Vale la pena citar con alguna extensión lo que Rawls escribe sobre esto: Puesto que hay muchas doctrinas que se consideran razonables, quienes insisten, a la hora de enfrentarse a cuestiones políticas fundamentales, en lo que ellos consideran verdadero y los demás no, aparecen a los ojos de los demás como si insistieran en imponer sus propias creencias cuando disponen del poder político para hacerlo. Ni que decir tiene que quienes insisten en sus creencias insisten también en que solo ellas son verdaderas: imponen sus creencias porque, dicen, sus creencias son verdaderas, no porque sean suyas. Pero se trata de una pretensión que todos podrían tener; es, además, una pretensión que nadie está en condiciones de justificar ante el común de los ciudadanos. Así pues, cuando exponemos tales pretensiones, los demás, que son razonables, tienen que considerarnos como irrazonables. Y en efecto lo somos, si lo que deseamos es usar el poder estatal, el poder dimanante de la colectividad de ciudadanos iguales, para impedir al resto la afirmación de sus no irrazonables concepciones.

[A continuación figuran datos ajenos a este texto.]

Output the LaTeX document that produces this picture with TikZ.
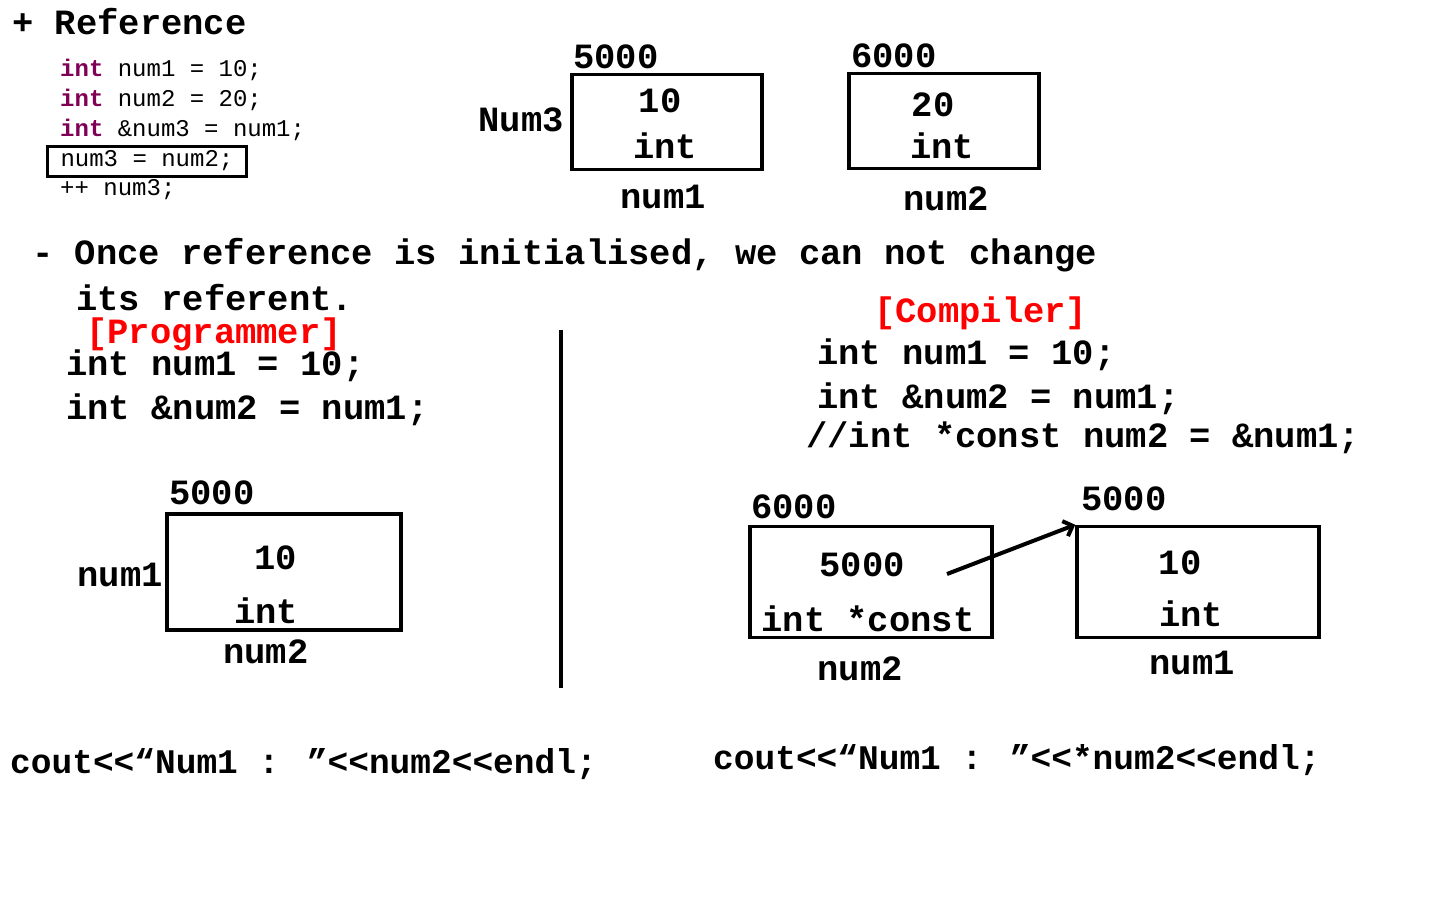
\documentclass[tikz,border=0pt]{standalone}
\usepackage{fontspec}
\setmainfont{Liberation Mono}
\usetikzlibrary{arrows.meta}
\definecolor{kwpurple}{RGB}{127,0,85}
\definecolor{tagred}{RGB}{255,0,0}
\tikzset{
  big/.style={font=\fontsize{35.5}{40}\selectfont\bfseries, inner sep=0pt},
  small/.style={font=\fontsize{24}{28}\selectfont, inner sep=0pt},
  cell/.style={draw, line width=3.5pt, inner sep=0pt},
}
\newcommand{\kw}[1]{\textcolor{kwpurple}{\textbf{#1}}}

\begin{document}
\begin{tikzpicture}[x=1pt, y=-1pt]
    \useasboundingbox (0,0) rectangle (1440,900);

    % --- CODICE IN ALTO ---
    \node[big, anchor=west] (title) at (12,22) {+ Reference};
    \node[small, anchor=west] (codeA) at (60,70) {\kw{int} num1 = 10;};
    \node[small, anchor=west] (codeB) at (60,100) {\kw{int} num2 = 20;};
    \node[small, anchor=west] (codeC) at (60,130) {\kw{int} \&num3 = num1;};
    \node[small, anchor=west, draw, line width=3pt, inner xsep=13pt, minimum height=30pt] (codeD) at (46,161) {num3 = num2;};
    \node[small, anchor=west] (codeE) at (60,190) {++ num3;};

    % --- CELLE num1 e num2 ---
    \node[cell, minimum width=190pt, minimum height=95pt] (topA) at (667,122) {};
    \node[big, anchor=west] at (573,57) {5000};
    \node[big, anchor=east] at (564,120) {Num3};
    \node[big] at (660,101) {10};
    \node[big] at (665,146) {int};
    \node[big] at (663,197) {num1};

    \node[cell, minimum width=190pt, minimum height=95pt] (topB) at (944,121) {};
    \node[big, anchor=west] at (851,56) {6000};
    \node[big] at (933,105) {20};
    \node[big] at (942,146) {int};
    \node[big] at (946,199) {num2};

    % --- TESTO ---
    \node[big, anchor=west] (rule) at (32,255) {- Once reference is initialised, we can not change};
    \node[big, anchor=west] (ruleB) at (76,298) {its referent.};

    % Programmer (sinistra)
    \node[big, anchor=west, text=tagred] (prog) at (86,334) {[Programmer]};
    \node[big, anchor=west] (progA) at (66,366) {int num1 = 10;};
    \node[big, anchor=west] (progB) at (66,410) {int \&num2 = num1;};

    \draw[line width=3.5pt] (561,330) -- (561,688);

    \node[cell, minimum width=234pt, minimum height=116pt] (left) at (284,572) {};
    \node[big, anchor=west] at (169,493) {5000};
    \node[big, anchor=east] at (163,575) {num1};
    \node[big] at (276,558) {10};
    \node[big] at (266,611) {int};
    \node[big] at (266,652) {num2};

    % Compiler (destra)
    \node[big, anchor=west, text=tagred] (comp) at (874,313) {[Compiler]};
    \node[big, anchor=west] (compA) at (817,355) {int num1 = 10;};
    \node[big, anchor=west] (compB) at (817,399) {int \&num2 = num1;};
    \node[big, anchor=west] (compC) at (806,438) {//int *const num2 = \&num1;};

    \node[cell, minimum width=242pt, minimum height=111pt] (ptrbox) at (871,582) {};
    \node[big, anchor=west] at (751,507) {6000};
    \node[big] at (862,565) {5000};
    \node[big] at (868,619) {int *const};
    \node[big] at (860,669) {num2};

    \node[cell, minimum width=242pt, minimum height=111pt] (valbox) at (1198,582) {};
    \node[big, anchor=west] at (1081,499) {5000};
    \node[big] at (1180,563) {10};
    \node[big] at (1191,614) {int};
    \node[big] at (1192,663) {num1};

    % freccia del puntatore
    \coordinate (ptr) at (947,574);
    \draw[line width=4pt, -{Straight Barb[length=8pt, width=16pt]}] (ptr) -- (valbox.north west);

    % --- cout ---
    \node[big, anchor=west, font=\fontsize{34.5}{40}\selectfont\bfseries] (coutA) at (10,764) {cout<{}<“Num1 : ”<{}<num2<{}<endl;};
    \node[big, anchor=west, font=\fontsize{34.5}{40}\selectfont\bfseries] (coutB) at (713,760) {cout<{}<“Num1 : ”<{}<*num2<{}<endl;};

\end{tikzpicture}
\end{document}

Vemos, pues, que para el liberalismo político el irrazonable es sobre todo el dogmático, el fanático, el autoritario, y lo de menos es la doctrina que profese. Irrazonables son quienes imponen sus creencias porque afirman que sus creencias son verdaderas, no porque sean suyas, y quienes por tanto suscribirían la inquietante sentencia del obispo Bossuet que también cita Rawls: “tengo derecho a perseguirle a usted porque yo llevo razón y usted se equivoca”. Cuando se abre paso este fanatismo, el liberalismo político está acabado. Por eso las democracias liberales, y la teoría de Rawls con ellas, ahuyentan esta amenaza proscribiendo las doctrinas irrazonables, que de todas formas se delatan y excluyen a sí mismas por el hecho de que no pueden articularse en los términos de la razón pública –puesto que nadie puede invocar un derecho fundamental a negarle a otro sus derechos fundamentales, empezando por el derecho a disentir–, y por ello quedan justamente excluidas del espacio público”.